━━ Data provided ━━

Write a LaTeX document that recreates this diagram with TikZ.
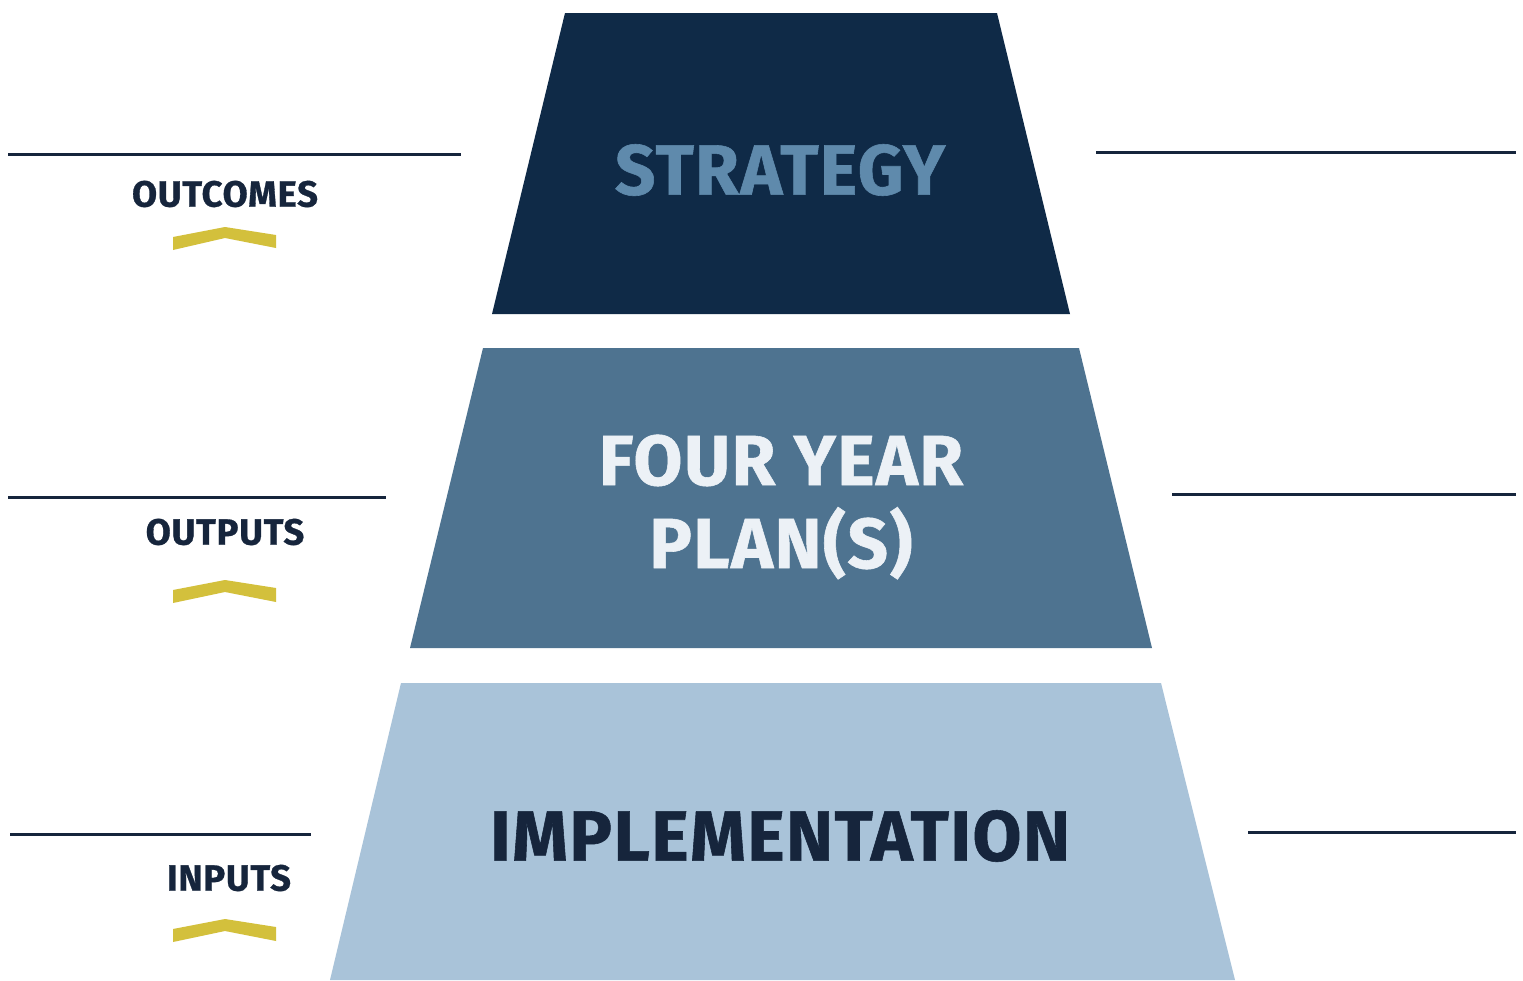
\documentclass[tikz,border=0pt]{standalone}
\usepackage{fontspec}
\newfontfamily\hf{Fira Sans}[BoldFeatures={FakeBold=0.8},LetterSpace=2]
\definecolor{tdark}{HTML}{0F2A47}
\definecolor{tmid}{HTML}{4E7390}
\definecolor{tlight}{HTML}{A9C3D9}
\definecolor{navy}{HTML}{16253C}
\definecolor{stxt}{HTML}{5F8AAC}
\definecolor{ptxt}{HTML}{ECF1F6}
\definecolor{chev}{HTML}{D3C03C}
\begin{document}
\begin{tikzpicture}[x=1pt,y=-1pt,
  guide/.style={draw=navy,line width=3pt},
  lab/.style={font=\hf\bfseries\fontsize{36.5}{40}\selectfont,text=navy,inner sep=0pt},
  big/.style={font=\hf\bfseries\fontsize{71}{84}\selectfont,inner sep=0pt,align=center},
  chevron/.style={fill=chev}]
\useasboundingbox (0,0) rectangle (1523,980);
\fill[white] (0,0) rectangle (1523,980);
% trapezoids
\fill[tdark] (565,13) -- (997,13) -- (1070,314) -- (492,314) -- cycle;
\fill[tmid] (483,348) -- (1079,348) -- (1152,648) -- (410,648) -- cycle;
\fill[tlight] (401,683) -- (1161,683) -- (1235,980) -- (330,980) -- cycle;
% guide lines
\draw[guide] (8,154) -- (461,154);
\draw[guide] (1096,152) -- (1516,152);
\draw[guide] (8,497) -- (386,497);
\draw[guide] (1172,494) -- (1516,494);
\draw[guide] (10,834) -- (311,834);
\draw[guide] (1248,832) -- (1516,832);
% main texts
\node[big,text=stxt] (strategy) at (780,170) {STRATEGY};
\node[big,text=ptxt] (plan) at (781,507) {FOUR YEAR\\[-1pt]PLAN(S)};
\node[big,text=navy] (impl) at (780,836) {IMPLEMENTATION};
% side labels
\node[lab] (outcomes) at (225,194) {OUTCOMES};
\node[lab] (outputs) at (225,532) {OUTPUTS};
\node[lab] (inputs) at (229,878) {INPUTS};
% chevrons
\fill[chevron] (173,237) -- (225,227) -- (276,235) -- (276,248) -- (225,238) -- (173,250) -- cycle;
\fill[chevron] (173,590) -- (225,580) -- (276,588) -- (276,602) -- (225,592) -- (173,603) -- cycle;
\fill[chevron] (173,929) -- (225,919) -- (276,927) -- (276,941) -- (225,931) -- (173,942) -- cycle;
\end{tikzpicture}
\end{document}
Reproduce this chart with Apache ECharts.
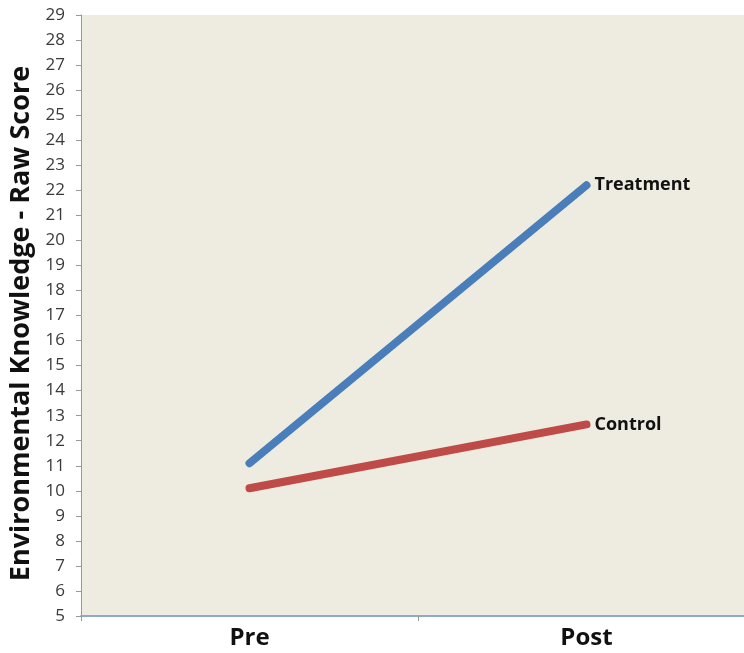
<!DOCTYPE html>
<html><head><meta charset="utf-8">
<script src="https://cdn.jsdelivr.net/npm/echarts@6/dist/echarts.min.js"></script>
<style>html,body{margin:0;padding:0;background:#fff}#c{width:744px;height:653px}</style>
</head><body><div id="c"></div>
<script>
var categories = ['Pre', 'Post'];
var treatment = [11.1, 22.2];
var control = [10.1, 12.65];
var seriesNames = ['Treatment', 'Control'];
var yMin = 5, yMax = 29, yInterval = 1;

var chart = echarts.init(document.getElementById('c'));
var font = '"Open Sans", sans-serif';
function mk(name, data, color) {
  return {
    name: name, type: 'line', data: data,
    symbol: 'none', lineStyle: {color: color, width: 8, cap: 'round'}, itemStyle: {color: color},
    endLabel: {show: true, formatter: name, distance: 8, color: '#111', fontWeight: 'bold', fontSize: 18, fontFamily: font},
    silent: true, z: 3
  };
}
chart.setOption({
  animation: false,
  grid: {left: 81, top: 15, bottom: 37, width: 674, containLabel: false, outerBoundsMode: 'none',
         show: true, backgroundColor: '#EEEBE1', borderWidth: 0},
  xAxis: {
    type: 'category', data: categories, boundaryGap: true,
    axisLine: {lineStyle: {color: '#8EA8D2', width: 2}},
    axisTick: {show: true, length: 5, lineStyle: {color: '#999'}},
    axisLabel: {color: '#111', fontWeight: 'bold', fontSize: 24, fontFamily: font, margin: 10},
    splitLine: {show: false}
  },
  yAxis: {
    type: 'value', min: yMin, max: yMax, interval: yInterval,
    name: 'Environmental Knowledge - Raw Score', nameLocation: 'middle', nameGap: 46,
    nameTextStyle: {color: '#111', fontWeight: 'bold', fontSize: 27, fontFamily: font, padding: [0, 16, 0, 0]},
    axisLine: {show: true, lineStyle: {color: '#999', width: 1}},
    axisTick: {show: true, length: 5, lineStyle: {color: '#999'}},
    axisLabel: {color: '#3a3a3a', fontSize: 17, fontFamily: font, margin: 16},
    splitLine: {show: false}
  },
  series: [mk(seriesNames[0], treatment, '#4A7EBB'), mk(seriesNames[1], control, '#BE4B48')]
});
</script></body></html>
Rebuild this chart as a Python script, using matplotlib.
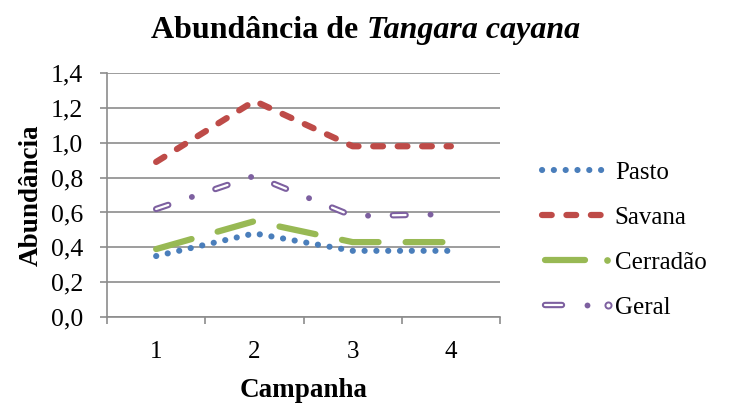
import matplotlib
matplotlib.use("Agg")
import matplotlib.pyplot as plt
from matplotlib.lines import Line2D
from matplotlib.legend_handler import HandlerBase

plt.rcParams["font.family"] = ["Liberation Serif", "DejaVu Serif"]
plt.rcParams["lines.scale_dashes"] = False

campanhas = [1, 2, 3, 4]
pasto = [0.35, 0.48, 0.38, 0.38]
savana = [0.89, 1.24, 0.98, 0.98]
cerradao = [0.39, 0.55, 0.43, 0.43]
geral = [0.62, 0.81, 0.58, 0.59]
y_ticks = [0.0, 0.2, 0.4, 0.6, 0.8, 1.0, 1.2, 1.4]

BLUE = "#4A7EBB"
RED = "#BE4B48"
GREEN = "#98B954"
PURPLE = "#7D60A0"
GRID = "#8C8C8C"


class GlyphHandler(HandlerBase):
    """Legend key built from pieces (start, end, style) in handle-width fractions.
    A piece with start == end is drawn as a round dot."""

    def __init__(self, pieces):
        super().__init__()
        self.pieces = pieces

    def create_artists(self, legend, orig_handle, xdescent, ydescent, width, height, fontsize, trans):
        y = height / 2 - ydescent
        out = []
        for a, b, kw in self.pieces:
            xa, xb = a * width - xdescent, b * width - xdescent
            if a == b:
                ln = Line2D([xa], [y], ls="none", marker="o", transform=trans, **kw)
            else:
                ln = Line2D([xa, xb], [y, y], solid_capstyle="round", transform=trans, **kw)
            out.append(ln)
        return out


fig = plt.figure(figsize=(7.31, 4.07), dpi=100)
ax = fig.add_axes([0.1464, 0.221, 0.5376, 0.5995])

h_pasto, = ax.plot(campanhas, pasto, color=BLUE, lw=4.4, ls=(0, (0.1, 8.4)),
                   dash_capstyle="round", zorder=3)
h_savana, = ax.plot(campanhas, savana, color=RED, lw=4.5, ls=(0, (7.0, 10.6)),
                    dash_capstyle="round", zorder=3)
h_cerr, = ax.plot(campanhas, cerradao, color=GREEN, lw=4.5, ls=(0, (26.5, 19.5)),
                  dash_capstyle="round", zorder=3)
h_geral, = ax.plot(campanhas, geral, color=PURPLE, lw=4.6, ls=(0, (9.2, 35.8)),
                   dash_capstyle="round", zorder=3)
ax.plot(campanhas, geral, color="white", lw=1.6, ls=(0, (9.2, 35.8)),
        dash_capstyle="round", zorder=4)
ax.plot(campanhas, geral, color=PURPLE, lw=4.2, ls=(17.9, (0.1, 44.9)),
        dash_capstyle="round", zorder=4)

ax.set_xlim(0.5, 4.5)
ax.set_ylim(0, 1.4)
ax.set_yticks(y_ticks)
ax.set_yticklabels([f"{v:.1f}".replace(".", ",") for v in y_ticks])
ax.set_xticks(campanhas)
ax.set_xticks([0.5, 1.5, 2.5, 3.5, 4.5], minor=True)
ax.tick_params(axis="x", which="major", length=0, labelsize=18, pad=17)
ax.tick_params(axis="x", which="minor", length=5, color=GRID, width=1.2)
ax.tick_params(axis="y", length=5, color=GRID, width=1.2, labelsize=18.5, pad=12)
ax.yaxis.grid(True, color=GRID, lw=1.2)
ax.set_axisbelow(True)
for s in ["top", "right"]:
    ax.spines[s].set_visible(False)
for s in ["left", "bottom"]:
    ax.spines[s].set_color(GRID)
    ax.spines[s].set_linewidth(1.2)

ax.set_xlabel("Campanha", fontsize=19.5, fontweight="bold", labelpad=11)
ax.set_ylabel("Abundância", fontsize=19.5, fontweight="bold", labelpad=5)

cerr_key = GlyphHandler([
    (0.04, 0.66, dict(color=GREEN, lw=4.5)),
    (0.99, 0.99, dict(color=GREEN, markersize=4.8, markeredgewidth=0)),
])
geral_key = GlyphHandler([
    (0.05, 0.30, dict(color=PURPLE, lw=4.6)),
    (0.05, 0.30, dict(color="white", lw=1.6)),
    (0.69, 0.69, dict(color=PURPLE, markersize=4.2, markeredgewidth=0)),
    (1.01, 1.01, dict(markerfacecolor="white", markeredgecolor=PURPLE,
                      markersize=4.4, markeredgewidth=1.4)),
])

fig.legend([h_pasto, h_savana, h_cerr, h_geral],
           ["Pasto", "Savana", "Cerradão", "Geral"],
           handler_map={h_cerr: cerr_key, h_geral: geral_key},
           loc="center left", bbox_to_anchor=(0.711, 0.41), frameon=False,
           fontsize=18, handlelength=2.6, handletextpad=0.3, labelspacing=0.9)

# title: bold part + bold italic species name, centred together
fig.canvas.draw()
renderer = fig.canvas.get_renderer()
t1 = fig.text(0, 0.925, "Abundância de ", fontsize=23, fontweight="bold", va="center")
t2 = fig.text(0, 0.925, "Tangara cayana", fontsize=23, fontweight="bold",
              style="italic", va="center")
w1 = t1.get_window_extent(renderer).width
w2 = t2.get_window_extent(renderer).width
W = fig.bbox.width
x0 = (W - (w1 + w2)) / 2 / W
t1.set_x(x0)
t2.set_x(x0 + w1 / W)

fig.savefig("out.png", dpi=100)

━━━

Task requirements ::
Write out, exactly and with nothing added, everything from the line with "Reproduce this chart with Apache ECharts." down to the line with "var yMin = 5, yMax = 29, yInterval = 1;", both included. Drop any pictures.

Answer to the problem ::
Reproduce this chart with Apache ECharts.
<!DOCTYPE html>
<html><head><meta charset="utf-8">
<script src="https://cdn.jsdelivr.net/npm/echarts@6/dist/echarts.min.js"></script>
<style>html,body{margin:0;padding:0;background:#fff}#c{width:744px;height:653px}</style>
</head><body><div id="c"></div>
<script>
var categories = ['Pre', 'Post'];
var treatment = [11.1, 22.2];
var control = [10.1, 12.65];
var seriesNames = ['Treatment', 'Control'];
var yMin = 5, yMax = 29, yInterval = 1;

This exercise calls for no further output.